The panel adopted the measure as part of the defense authorization bill by a vote of 39-28. The Republican members of the panel were unanimous in their support. Reps. McIntyre, Kissell and Silvestre Reyes (D-Texas) as well as Del. Madeleine Bordallo (D-Guam) joined the GOP to vote in favor of the measure.
Hartzler said the intention of the amendment was to reaffirm congressional support for DOMA and opposition to same-sex marriage.
“I think that this is a time for us in this Congress, the 112th Congress, to give our stance that we believe this is a wise policy and that marriage should be between a man and a woman,” she said.

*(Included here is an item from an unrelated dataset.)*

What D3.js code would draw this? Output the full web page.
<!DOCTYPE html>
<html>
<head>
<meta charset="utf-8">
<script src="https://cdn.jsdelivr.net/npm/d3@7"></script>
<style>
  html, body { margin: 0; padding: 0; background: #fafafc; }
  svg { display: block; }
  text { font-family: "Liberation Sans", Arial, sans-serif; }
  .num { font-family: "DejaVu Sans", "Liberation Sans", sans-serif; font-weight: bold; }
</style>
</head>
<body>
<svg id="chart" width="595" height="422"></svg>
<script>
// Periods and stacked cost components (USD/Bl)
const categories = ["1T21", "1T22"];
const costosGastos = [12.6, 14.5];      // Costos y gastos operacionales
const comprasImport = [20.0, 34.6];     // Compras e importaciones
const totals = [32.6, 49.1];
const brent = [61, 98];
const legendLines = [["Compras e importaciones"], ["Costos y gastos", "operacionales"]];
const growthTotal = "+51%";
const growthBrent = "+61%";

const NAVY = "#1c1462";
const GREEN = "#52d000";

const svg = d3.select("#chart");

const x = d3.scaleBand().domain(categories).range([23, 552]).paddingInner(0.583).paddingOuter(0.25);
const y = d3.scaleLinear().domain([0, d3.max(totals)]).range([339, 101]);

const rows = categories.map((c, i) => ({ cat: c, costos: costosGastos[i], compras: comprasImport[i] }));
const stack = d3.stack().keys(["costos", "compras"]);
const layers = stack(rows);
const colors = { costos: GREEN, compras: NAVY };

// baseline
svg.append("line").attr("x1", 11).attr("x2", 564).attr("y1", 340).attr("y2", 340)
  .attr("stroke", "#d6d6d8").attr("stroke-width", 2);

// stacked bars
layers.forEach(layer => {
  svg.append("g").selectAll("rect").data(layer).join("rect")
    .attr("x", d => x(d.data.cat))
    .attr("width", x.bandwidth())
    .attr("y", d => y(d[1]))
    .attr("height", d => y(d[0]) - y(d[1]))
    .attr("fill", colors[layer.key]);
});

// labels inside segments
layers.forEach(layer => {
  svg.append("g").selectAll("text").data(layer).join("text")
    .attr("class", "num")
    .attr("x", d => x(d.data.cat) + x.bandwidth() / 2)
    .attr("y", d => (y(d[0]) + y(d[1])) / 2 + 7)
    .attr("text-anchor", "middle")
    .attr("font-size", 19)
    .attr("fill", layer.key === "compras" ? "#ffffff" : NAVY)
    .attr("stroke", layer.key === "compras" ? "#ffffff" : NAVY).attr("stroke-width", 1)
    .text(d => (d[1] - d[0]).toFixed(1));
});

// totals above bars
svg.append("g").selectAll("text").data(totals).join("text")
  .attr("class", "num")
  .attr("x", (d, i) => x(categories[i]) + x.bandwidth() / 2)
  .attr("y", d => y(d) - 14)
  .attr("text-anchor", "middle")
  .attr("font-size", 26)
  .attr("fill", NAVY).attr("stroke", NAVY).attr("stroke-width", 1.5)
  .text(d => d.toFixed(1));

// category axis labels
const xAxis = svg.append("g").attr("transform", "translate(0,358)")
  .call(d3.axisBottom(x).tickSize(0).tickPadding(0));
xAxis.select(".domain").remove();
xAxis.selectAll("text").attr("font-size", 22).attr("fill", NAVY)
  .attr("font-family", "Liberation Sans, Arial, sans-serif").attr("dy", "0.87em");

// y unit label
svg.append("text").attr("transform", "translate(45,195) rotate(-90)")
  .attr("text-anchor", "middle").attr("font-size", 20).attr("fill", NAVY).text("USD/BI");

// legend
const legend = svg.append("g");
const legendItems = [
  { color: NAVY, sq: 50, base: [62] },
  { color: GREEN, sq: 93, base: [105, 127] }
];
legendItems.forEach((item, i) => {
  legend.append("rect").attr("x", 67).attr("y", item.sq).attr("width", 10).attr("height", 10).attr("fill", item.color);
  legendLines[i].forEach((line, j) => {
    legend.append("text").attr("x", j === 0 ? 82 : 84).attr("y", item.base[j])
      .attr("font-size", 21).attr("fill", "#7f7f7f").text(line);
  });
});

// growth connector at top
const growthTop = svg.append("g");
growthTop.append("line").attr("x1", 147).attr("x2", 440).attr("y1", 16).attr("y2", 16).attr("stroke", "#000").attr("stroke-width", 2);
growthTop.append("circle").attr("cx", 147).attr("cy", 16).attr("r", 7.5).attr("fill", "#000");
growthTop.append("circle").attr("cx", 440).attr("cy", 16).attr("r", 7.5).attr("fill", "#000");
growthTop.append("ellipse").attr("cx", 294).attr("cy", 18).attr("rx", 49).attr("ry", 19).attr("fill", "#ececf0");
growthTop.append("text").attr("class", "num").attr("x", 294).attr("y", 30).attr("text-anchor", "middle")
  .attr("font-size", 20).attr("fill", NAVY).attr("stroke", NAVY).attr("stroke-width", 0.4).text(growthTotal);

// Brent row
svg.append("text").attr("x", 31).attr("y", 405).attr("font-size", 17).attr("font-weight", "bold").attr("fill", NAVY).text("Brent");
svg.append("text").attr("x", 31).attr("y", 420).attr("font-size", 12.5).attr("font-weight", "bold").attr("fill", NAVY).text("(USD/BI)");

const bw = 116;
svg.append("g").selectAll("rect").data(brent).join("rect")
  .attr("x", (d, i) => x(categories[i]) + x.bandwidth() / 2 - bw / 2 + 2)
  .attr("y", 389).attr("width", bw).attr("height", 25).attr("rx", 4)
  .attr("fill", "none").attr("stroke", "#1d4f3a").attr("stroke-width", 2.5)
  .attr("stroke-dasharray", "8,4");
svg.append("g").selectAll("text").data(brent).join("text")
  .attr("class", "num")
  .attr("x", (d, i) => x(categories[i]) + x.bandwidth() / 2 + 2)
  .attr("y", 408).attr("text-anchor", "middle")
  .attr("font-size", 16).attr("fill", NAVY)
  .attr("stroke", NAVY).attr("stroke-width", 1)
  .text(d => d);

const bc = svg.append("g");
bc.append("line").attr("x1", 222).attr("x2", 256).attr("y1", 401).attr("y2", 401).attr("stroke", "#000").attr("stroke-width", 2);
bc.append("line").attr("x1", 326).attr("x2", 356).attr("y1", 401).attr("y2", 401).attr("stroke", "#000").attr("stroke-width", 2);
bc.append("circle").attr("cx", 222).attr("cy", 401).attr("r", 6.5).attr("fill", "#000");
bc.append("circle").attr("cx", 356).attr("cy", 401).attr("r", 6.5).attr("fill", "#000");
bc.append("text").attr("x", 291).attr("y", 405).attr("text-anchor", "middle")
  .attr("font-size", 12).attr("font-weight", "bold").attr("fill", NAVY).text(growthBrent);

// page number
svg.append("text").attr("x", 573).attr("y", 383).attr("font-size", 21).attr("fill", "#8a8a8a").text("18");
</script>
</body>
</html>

But Smith, who opposed the measure, disputed the idea that the federal government should be involved in state regulation of marriage and questioned why the committee was taking up the issue when the panel’s area of jurisdiction is the U.S. military.
“I don’t think we need to be inserting into the Defense Authorization Act a Congress-wide view on how marriage should be defined, however we may feel,” Smith said.
Aubrey Sarvis, executive director of the Servicemembers Legal Defense Network, was particularly critical of what he said was invoking the more controversial debate over marriage in an attempt to derail “Don’t Ask, Don’t Tell” repeal.
“These adopted amendments to delay and derail repeal are a partisan political attempt to interject the same-sex marriage debate and other unrelated social issues into the NDAA where they have no place,” Sarvis said. “Make no mistake — these votes should be a wake-up call to supporters of open service that our work is not done. Our commitment to timely certification and repeal must be redoubled as we move to the House floor to defend the progress we have made to ensure that LGB patriots can defend and serve the country they love with honesty and integrity.”
Another anticipated anti-gay amendment didn’t see introduction before the committee on Wednesday. Palazzo was expected to introduce an amendment that would require conscience regulations for service members who have religious or moral objections to open service. His office didn’t immediately respond to the Washington Blade’s request for comment on why the measure wasn’t introduced.
After adopting the anti-gay amendments, the committee voted to report out the defense authorization bill to the floor by a vote of 60-1. Rep. John Garamendi (D-Calif.) was the sole panel member to vote against the legislation.
The Republican-controlled House will likely pass the defense authorization bill as a whole when the measure reaches the floor. A vote on the legislation could happen as soon as the week of May 23.